[The exercise]
Write out the data again in full, exactly as it reads.

[Collected material]
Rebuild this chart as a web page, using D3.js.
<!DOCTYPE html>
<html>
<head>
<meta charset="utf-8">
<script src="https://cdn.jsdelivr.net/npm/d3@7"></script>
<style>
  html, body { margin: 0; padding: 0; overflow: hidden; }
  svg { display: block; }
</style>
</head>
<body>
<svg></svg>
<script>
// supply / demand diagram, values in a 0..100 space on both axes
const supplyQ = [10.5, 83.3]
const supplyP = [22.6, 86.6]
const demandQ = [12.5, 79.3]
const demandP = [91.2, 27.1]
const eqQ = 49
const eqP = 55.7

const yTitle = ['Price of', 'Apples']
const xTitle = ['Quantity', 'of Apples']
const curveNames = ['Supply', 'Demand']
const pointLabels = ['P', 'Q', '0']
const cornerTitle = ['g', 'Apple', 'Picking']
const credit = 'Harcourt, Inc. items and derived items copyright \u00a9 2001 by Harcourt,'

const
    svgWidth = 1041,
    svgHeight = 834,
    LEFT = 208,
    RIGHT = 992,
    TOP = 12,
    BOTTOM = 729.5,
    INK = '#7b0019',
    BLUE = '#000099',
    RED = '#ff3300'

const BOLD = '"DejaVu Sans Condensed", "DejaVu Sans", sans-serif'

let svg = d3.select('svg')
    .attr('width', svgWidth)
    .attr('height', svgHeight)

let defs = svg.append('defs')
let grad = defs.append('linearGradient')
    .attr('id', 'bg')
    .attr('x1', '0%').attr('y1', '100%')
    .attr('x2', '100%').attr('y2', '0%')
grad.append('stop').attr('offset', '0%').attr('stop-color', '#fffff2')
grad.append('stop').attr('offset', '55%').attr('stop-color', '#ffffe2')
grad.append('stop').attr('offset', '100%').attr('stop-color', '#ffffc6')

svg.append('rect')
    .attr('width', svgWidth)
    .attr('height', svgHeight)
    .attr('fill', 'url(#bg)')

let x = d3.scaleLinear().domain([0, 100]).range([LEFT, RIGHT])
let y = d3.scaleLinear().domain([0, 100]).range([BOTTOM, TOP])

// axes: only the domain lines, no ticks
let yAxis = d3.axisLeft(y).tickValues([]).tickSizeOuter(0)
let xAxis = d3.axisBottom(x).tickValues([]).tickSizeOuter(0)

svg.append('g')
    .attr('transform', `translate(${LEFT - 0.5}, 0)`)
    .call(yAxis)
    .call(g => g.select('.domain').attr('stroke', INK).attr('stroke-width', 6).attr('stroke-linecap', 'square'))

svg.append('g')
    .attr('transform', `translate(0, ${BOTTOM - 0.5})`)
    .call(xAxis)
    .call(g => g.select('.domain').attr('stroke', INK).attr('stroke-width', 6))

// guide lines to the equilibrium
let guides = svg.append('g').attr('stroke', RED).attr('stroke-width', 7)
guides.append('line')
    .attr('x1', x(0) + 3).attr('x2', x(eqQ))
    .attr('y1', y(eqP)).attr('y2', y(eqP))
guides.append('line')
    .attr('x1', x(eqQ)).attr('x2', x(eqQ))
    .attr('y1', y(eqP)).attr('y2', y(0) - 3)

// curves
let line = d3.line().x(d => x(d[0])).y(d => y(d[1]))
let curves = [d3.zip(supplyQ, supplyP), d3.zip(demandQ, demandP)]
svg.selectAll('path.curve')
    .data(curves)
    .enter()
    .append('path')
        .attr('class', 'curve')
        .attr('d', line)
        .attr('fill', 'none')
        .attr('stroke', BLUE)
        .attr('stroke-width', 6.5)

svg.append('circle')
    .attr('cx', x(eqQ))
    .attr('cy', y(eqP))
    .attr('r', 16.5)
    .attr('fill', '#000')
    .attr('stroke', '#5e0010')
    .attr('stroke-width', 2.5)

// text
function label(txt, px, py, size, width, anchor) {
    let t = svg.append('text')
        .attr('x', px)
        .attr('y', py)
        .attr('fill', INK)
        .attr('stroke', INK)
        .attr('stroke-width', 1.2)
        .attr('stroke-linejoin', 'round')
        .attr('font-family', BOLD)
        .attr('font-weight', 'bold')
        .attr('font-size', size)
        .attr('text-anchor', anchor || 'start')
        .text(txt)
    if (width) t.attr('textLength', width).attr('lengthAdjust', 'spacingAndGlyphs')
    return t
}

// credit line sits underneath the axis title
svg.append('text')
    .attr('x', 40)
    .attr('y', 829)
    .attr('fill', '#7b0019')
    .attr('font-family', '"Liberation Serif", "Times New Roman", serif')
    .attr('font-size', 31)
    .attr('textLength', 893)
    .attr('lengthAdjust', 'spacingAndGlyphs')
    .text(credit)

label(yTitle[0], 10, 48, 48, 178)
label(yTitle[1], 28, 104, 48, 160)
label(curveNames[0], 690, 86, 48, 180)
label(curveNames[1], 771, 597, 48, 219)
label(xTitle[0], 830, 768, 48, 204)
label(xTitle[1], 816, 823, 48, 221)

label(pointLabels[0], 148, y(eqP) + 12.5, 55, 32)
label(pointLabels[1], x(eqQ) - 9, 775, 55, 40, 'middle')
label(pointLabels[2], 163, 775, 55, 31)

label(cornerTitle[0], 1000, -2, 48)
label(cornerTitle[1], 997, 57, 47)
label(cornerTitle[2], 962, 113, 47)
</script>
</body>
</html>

[Complete output]
Rebuild this chart as a web page, using D3.js.
<!DOCTYPE html>
<html>
<head>
<meta charset="utf-8">
<script src="https://cdn.jsdelivr.net/npm/d3@7"></script>
<style>
  html, body { margin: 0; padding: 0; overflow: hidden; }
  svg { display: block; }
</style>
</head>
<body>
<svg></svg>
<script>
// supply / demand diagram, values in a 0..100 space on both axes
const supplyQ = [10.5, 83.3]
const supplyP = [22.6, 86.6]
const demandQ = [12.5, 79.3]
const demandP = [91.2, 27.1]
const eqQ = 49
const eqP = 55.7

const yTitle = ['Price of', 'Apples']
const xTitle = ['Quantity', 'of Apples']
const curveNames = ['Supply', 'Demand']
const pointLabels = ['P', 'Q', '0']
const cornerTitle = ['g', 'Apple', 'Picking']
const credit = 'Harcourt, Inc. items and derived items copyright \u00a9 2001 by Harcourt,'

const
    svgWidth = 1041,
    svgHeight = 834,
    LEFT = 208,
    RIGHT = 992,
    TOP = 12,
    BOTTOM = 729.5,
    INK = '#7b0019',
    BLUE = '#000099',
    RED = '#ff3300'

const BOLD = '"DejaVu Sans Condensed", "DejaVu Sans", sans-serif'

let svg = d3.select('svg')
    .attr('width', svgWidth)
    .attr('height', svgHeight)

let defs = svg.append('defs')
let grad = defs.append('linearGradient')
    .attr('id', 'bg')
    .attr('x1', '0%').attr('y1', '100%')
    .attr('x2', '100%').attr('y2', '0%')
grad.append('stop').attr('offset', '0%').attr('stop-color', '#fffff2')
grad.append('stop').attr('offset', '55%').attr('stop-color', '#ffffe2')
grad.append('stop').attr('offset', '100%').attr('stop-color', '#ffffc6')

svg.append('rect')
    .attr('width', svgWidth)
    .attr('height', svgHeight)
    .attr('fill', 'url(#bg)')

let x = d3.scaleLinear().domain([0, 100]).range([LEFT, RIGHT])
let y = d3.scaleLinear().domain([0, 100]).range([BOTTOM, TOP])

// axes: only the domain lines, no ticks
let yAxis = d3.axisLeft(y).tickValues([]).tickSizeOuter(0)
let xAxis = d3.axisBottom(x).tickValues([]).tickSizeOuter(0)

svg.append('g')
    .attr('transform', `translate(${LEFT - 0.5}, 0)`)
    .call(yAxis)
    .call(g => g.select('.domain').attr('stroke', INK).attr('stroke-width', 6).attr('stroke-linecap', 'square'))

svg.append('g')
    .attr('transform', `translate(0, ${BOTTOM - 0.5})`)
    .call(xAxis)
    .call(g => g.select('.domain').attr('stroke', INK).attr('stroke-width', 6))

// guide lines to the equilibrium
let guides = svg.append('g').attr('stroke', RED).attr('stroke-width', 7)
guides.append('line')
    .attr('x1', x(0) + 3).attr('x2', x(eqQ))
    .attr('y1', y(eqP)).attr('y2', y(eqP))
guides.append('line')
    .attr('x1', x(eqQ)).attr('x2', x(eqQ))
    .attr('y1', y(eqP)).attr('y2', y(0) - 3)

// curves
let line = d3.line().x(d => x(d[0])).y(d => y(d[1]))
let curves = [d3.zip(supplyQ, supplyP), d3.zip(demandQ, demandP)]
svg.selectAll('path.curve')
    .data(curves)
    .enter()
    .append('path')
        .attr('class', 'curve')
        .attr('d', line)
        .attr('fill', 'none')
        .attr('stroke', BLUE)
        .attr('stroke-width', 6.5)

svg.append('circle')
    .attr('cx', x(eqQ))
    .attr('cy', y(eqP))
    .attr('r', 16.5)
    .attr('fill', '#000')
    .attr('stroke', '#5e0010')
    .attr('stroke-width', 2.5)

// text
function label(txt, px, py, size, width, anchor) {
    let t = svg.append('text')
        .attr('x', px)
        .attr('y', py)
        .attr('fill', INK)
        .attr('stroke', INK)
        .attr('stroke-width', 1.2)
        .attr('stroke-linejoin', 'round')
        .attr('font-family', BOLD)
        .attr('font-weight', 'bold')
        .attr('font-size', size)
        .attr('text-anchor', anchor || 'start')
        .text(txt)
    if (width) t.attr('textLength', width).attr('lengthAdjust', 'spacingAndGlyphs')
    return t
}

// credit line sits underneath the axis title
svg.append('text')
    .attr('x', 40)
    .attr('y', 829)
    .attr('fill', '#7b0019')
    .attr('font-family', '"Liberation Serif", "Times New Roman", serif')
    .attr('font-size', 31)
    .attr('textLength', 893)
    .attr('lengthAdjust', 'spacingAndGlyphs')
    .text(credit)

label(yTitle[0], 10, 48, 48, 178)
label(yTitle[1], 28, 104, 48, 160)
label(curveNames[0], 690, 86, 48, 180)
label(curveNames[1], 771, 597, 48, 219)
label(xTitle[0], 830, 768, 48, 204)
label(xTitle[1], 816, 823, 48, 221)

label(pointLabels[0], 148, y(eqP) + 12.5, 55, 32)
label(pointLabels[1], x(eqQ) - 9, 775, 55, 40, 'middle')
label(pointLabels[2], 163, 775, 55, 31)

label(cornerTitle[0], 1000, -2, 48)
label(cornerTitle[1], 997, 57, 47)
label(cornerTitle[2], 962, 113, 47)
</script>
</body>
</html>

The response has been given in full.